Transcribe the data in full and exactly, omitting any pictures.

Information shown.
◆ ◆ ◆ ◆ ◆
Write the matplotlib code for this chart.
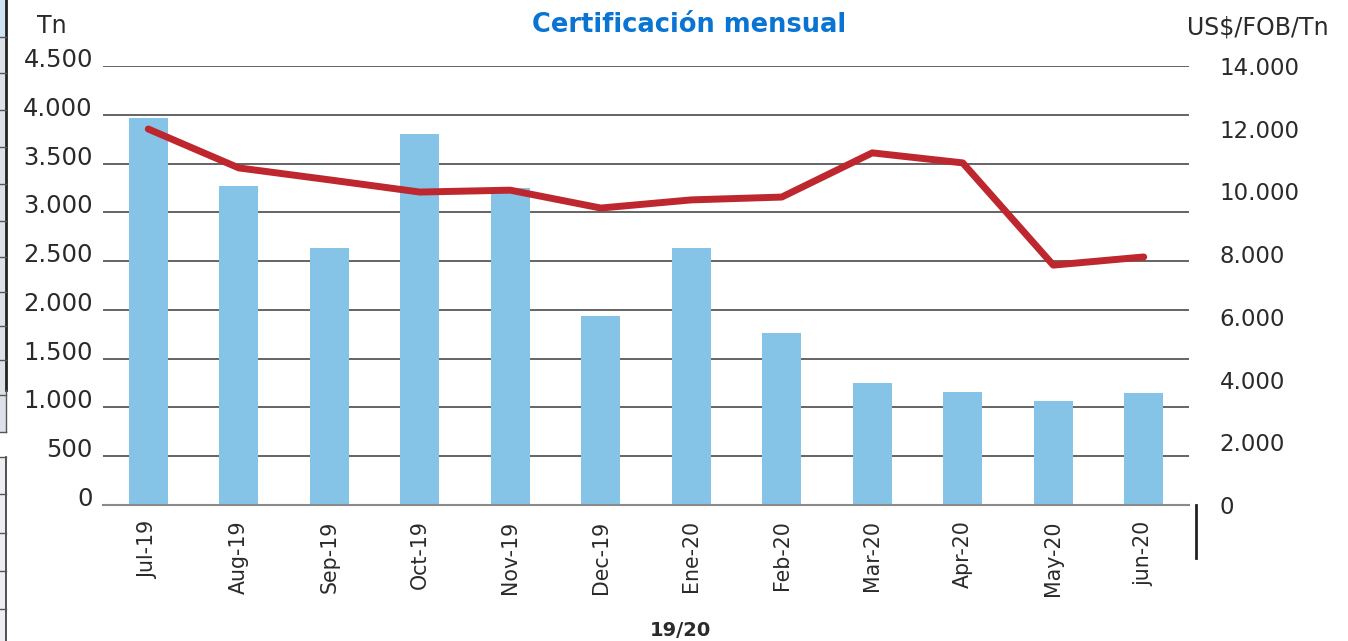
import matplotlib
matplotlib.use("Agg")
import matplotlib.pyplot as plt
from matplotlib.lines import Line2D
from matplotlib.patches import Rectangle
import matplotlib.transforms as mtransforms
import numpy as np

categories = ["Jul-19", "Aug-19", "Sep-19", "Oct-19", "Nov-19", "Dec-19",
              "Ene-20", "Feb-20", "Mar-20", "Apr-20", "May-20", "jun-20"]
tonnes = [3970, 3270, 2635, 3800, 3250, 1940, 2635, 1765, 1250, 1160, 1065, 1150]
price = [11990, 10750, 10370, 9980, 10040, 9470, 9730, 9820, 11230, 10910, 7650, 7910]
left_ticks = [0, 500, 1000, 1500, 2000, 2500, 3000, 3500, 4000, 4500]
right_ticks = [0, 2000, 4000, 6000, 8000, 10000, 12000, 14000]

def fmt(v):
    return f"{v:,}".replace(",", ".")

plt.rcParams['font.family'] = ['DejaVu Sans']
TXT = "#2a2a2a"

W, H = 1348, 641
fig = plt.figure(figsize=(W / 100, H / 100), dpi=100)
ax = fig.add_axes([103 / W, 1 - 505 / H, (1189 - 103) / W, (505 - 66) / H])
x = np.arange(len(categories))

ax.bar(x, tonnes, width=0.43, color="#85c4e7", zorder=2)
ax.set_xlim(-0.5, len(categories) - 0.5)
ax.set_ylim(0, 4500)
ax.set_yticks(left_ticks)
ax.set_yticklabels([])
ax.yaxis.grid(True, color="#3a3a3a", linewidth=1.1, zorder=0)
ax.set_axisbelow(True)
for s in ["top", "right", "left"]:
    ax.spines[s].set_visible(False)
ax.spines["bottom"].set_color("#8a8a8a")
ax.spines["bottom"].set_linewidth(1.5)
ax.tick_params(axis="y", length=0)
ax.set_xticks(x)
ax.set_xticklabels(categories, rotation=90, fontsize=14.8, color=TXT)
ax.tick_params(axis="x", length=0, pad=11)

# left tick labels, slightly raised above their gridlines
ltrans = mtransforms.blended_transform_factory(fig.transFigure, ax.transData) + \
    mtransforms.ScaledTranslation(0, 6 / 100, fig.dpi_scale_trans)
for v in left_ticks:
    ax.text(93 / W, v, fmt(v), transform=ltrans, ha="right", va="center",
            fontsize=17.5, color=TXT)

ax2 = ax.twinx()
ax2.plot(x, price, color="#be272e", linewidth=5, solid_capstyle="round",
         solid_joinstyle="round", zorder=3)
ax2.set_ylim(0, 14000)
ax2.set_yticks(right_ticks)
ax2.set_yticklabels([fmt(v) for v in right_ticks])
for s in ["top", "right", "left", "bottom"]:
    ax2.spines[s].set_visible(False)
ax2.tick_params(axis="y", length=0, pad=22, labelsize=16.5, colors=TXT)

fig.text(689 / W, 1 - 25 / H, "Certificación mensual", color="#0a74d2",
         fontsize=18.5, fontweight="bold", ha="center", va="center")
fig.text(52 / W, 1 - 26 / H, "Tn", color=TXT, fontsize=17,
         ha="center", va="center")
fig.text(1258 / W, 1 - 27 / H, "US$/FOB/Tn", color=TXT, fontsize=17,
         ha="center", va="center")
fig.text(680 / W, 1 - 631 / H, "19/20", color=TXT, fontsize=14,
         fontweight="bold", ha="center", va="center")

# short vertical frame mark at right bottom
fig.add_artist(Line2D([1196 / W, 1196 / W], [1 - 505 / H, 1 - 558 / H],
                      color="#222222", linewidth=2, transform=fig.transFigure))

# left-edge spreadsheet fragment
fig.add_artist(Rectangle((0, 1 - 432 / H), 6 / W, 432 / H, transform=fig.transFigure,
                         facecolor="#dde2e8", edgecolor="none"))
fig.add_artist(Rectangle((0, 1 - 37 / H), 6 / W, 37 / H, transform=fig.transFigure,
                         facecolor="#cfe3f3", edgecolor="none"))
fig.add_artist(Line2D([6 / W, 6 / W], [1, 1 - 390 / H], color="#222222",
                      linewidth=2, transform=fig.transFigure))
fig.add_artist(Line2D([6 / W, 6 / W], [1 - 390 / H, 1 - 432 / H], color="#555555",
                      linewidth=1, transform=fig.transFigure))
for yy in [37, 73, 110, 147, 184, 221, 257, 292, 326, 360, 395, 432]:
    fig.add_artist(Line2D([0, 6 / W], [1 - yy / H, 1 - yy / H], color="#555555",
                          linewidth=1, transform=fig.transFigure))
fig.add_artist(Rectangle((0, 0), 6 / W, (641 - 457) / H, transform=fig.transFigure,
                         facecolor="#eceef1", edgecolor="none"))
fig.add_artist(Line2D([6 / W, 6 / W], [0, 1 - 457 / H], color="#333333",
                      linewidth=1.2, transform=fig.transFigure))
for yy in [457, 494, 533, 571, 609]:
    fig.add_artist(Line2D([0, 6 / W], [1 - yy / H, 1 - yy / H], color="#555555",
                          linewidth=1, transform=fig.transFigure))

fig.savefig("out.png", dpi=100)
◆ ◆ ◆ ◆ ◆
The result.
Write the matplotlib code for this chart.
import matplotlib
matplotlib.use("Agg")
import matplotlib.pyplot as plt
from matplotlib.lines import Line2D
from matplotlib.patches import Rectangle
import matplotlib.transforms as mtransforms
import numpy as np

categories = ["Jul-19", "Aug-19", "Sep-19", "Oct-19", "Nov-19", "Dec-19",
              "Ene-20", "Feb-20", "Mar-20", "Apr-20", "May-20", "jun-20"]
tonnes = [3970, 3270, 2635, 3800, 3250, 1940, 2635, 1765, 1250, 1160, 1065, 1150]
price = [11990, 10750, 10370, 9980, 10040, 9470, 9730, 9820, 11230, 10910, 7650, 7910]
left_ticks = [0, 500, 1000, 1500, 2000, 2500, 3000, 3500, 4000, 4500]
right_ticks = [0, 2000, 4000, 6000, 8000, 10000, 12000, 14000]

def fmt(v):
    return f"{v:,}".replace(",", ".")

plt.rcParams['font.family'] = ['DejaVu Sans']
TXT = "#2a2a2a"

W, H = 1348, 641
fig = plt.figure(figsize=(W / 100, H / 100), dpi=100)
ax = fig.add_axes([103 / W, 1 - 505 / H, (1189 - 103) / W, (505 - 66) / H])
x = np.arange(len(categories))

ax.bar(x, tonnes, width=0.43, color="#85c4e7", zorder=2)
ax.set_xlim(-0.5, len(categories) - 0.5)
ax.set_ylim(0, 4500)
ax.set_yticks(left_ticks)
ax.set_yticklabels([])
ax.yaxis.grid(True, color="#3a3a3a", linewidth=1.1, zorder=0)
ax.set_axisbelow(True)
for s in ["top", "right", "left"]:
    ax.spines[s].set_visible(False)
ax.spines["bottom"].set_color("#8a8a8a")
ax.spines["bottom"].set_linewidth(1.5)
ax.tick_params(axis="y", length=0)
ax.set_xticks(x)
ax.set_xticklabels(categories, rotation=90, fontsize=14.8, color=TXT)
ax.tick_params(axis="x", length=0, pad=11)

# left tick labels, slightly raised above their gridlines
ltrans = mtransforms.blended_transform_factory(fig.transFigure, ax.transData) + \
    mtransforms.ScaledTranslation(0, 6 / 100, fig.dpi_scale_trans)
for v in left_ticks:
    ax.text(93 / W, v, fmt(v), transform=ltrans, ha="right", va="center",
            fontsize=17.5, color=TXT)

ax2 = ax.twinx()
ax2.plot(x, price, color="#be272e", linewidth=5, solid_capstyle="round",
         solid_joinstyle="round", zorder=3)
ax2.set_ylim(0, 14000)
ax2.set_yticks(right_ticks)
ax2.set_yticklabels([fmt(v) for v in right_ticks])
for s in ["top", "right", "left", "bottom"]:
    ax2.spines[s].set_visible(False)
ax2.tick_params(axis="y", length=0, pad=22, labelsize=16.5, colors=TXT)

fig.text(689 / W, 1 - 25 / H, "Certificación mensual", color="#0a74d2",
         fontsize=18.5, fontweight="bold", ha="center", va="center")
fig.text(52 / W, 1 - 26 / H, "Tn", color=TXT, fontsize=17,
         ha="center", va="center")
fig.text(1258 / W, 1 - 27 / H, "US$/FOB/Tn", color=TXT, fontsize=17,
         ha="center", va="center")
fig.text(680 / W, 1 - 631 / H, "19/20", color=TXT, fontsize=14,
         fontweight="bold", ha="center", va="center")

# short vertical frame mark at right bottom
fig.add_artist(Line2D([1196 / W, 1196 / W], [1 - 505 / H, 1 - 558 / H],
                      color="#222222", linewidth=2, transform=fig.transFigure))

# left-edge spreadsheet fragment
fig.add_artist(Rectangle((0, 1 - 432 / H), 6 / W, 432 / H, transform=fig.transFigure,
                         facecolor="#dde2e8", edgecolor="none"))
fig.add_artist(Rectangle((0, 1 - 37 / H), 6 / W, 37 / H, transform=fig.transFigure,
                         facecolor="#cfe3f3", edgecolor="none"))
fig.add_artist(Line2D([6 / W, 6 / W], [1, 1 - 390 / H], color="#222222",
                      linewidth=2, transform=fig.transFigure))
fig.add_artist(Line2D([6 / W, 6 / W], [1 - 390 / H, 1 - 432 / H], color="#555555",
                      linewidth=1, transform=fig.transFigure))
for yy in [37, 73, 110, 147, 184, 221, 257, 292, 326, 360, 395, 432]:
    fig.add_artist(Line2D([0, 6 / W], [1 - yy / H, 1 - yy / H], color="#555555",
                          linewidth=1, transform=fig.transFigure))
fig.add_artist(Rectangle((0, 0), 6 / W, (641 - 457) / H, transform=fig.transFigure,
                         facecolor="#eceef1", edgecolor="none"))
fig.add_artist(Line2D([6 / W, 6 / W], [0, 1 - 457 / H], color="#333333",
                      linewidth=1.2, transform=fig.transFigure))
for yy in [457, 494, 533, 571, 609]:
    fig.add_artist(Line2D([0, 6 / W], [1 - yy / H, 1 - yy / H], color="#555555",
                          linewidth=1, transform=fig.transFigure))

fig.savefig("out.png", dpi=100)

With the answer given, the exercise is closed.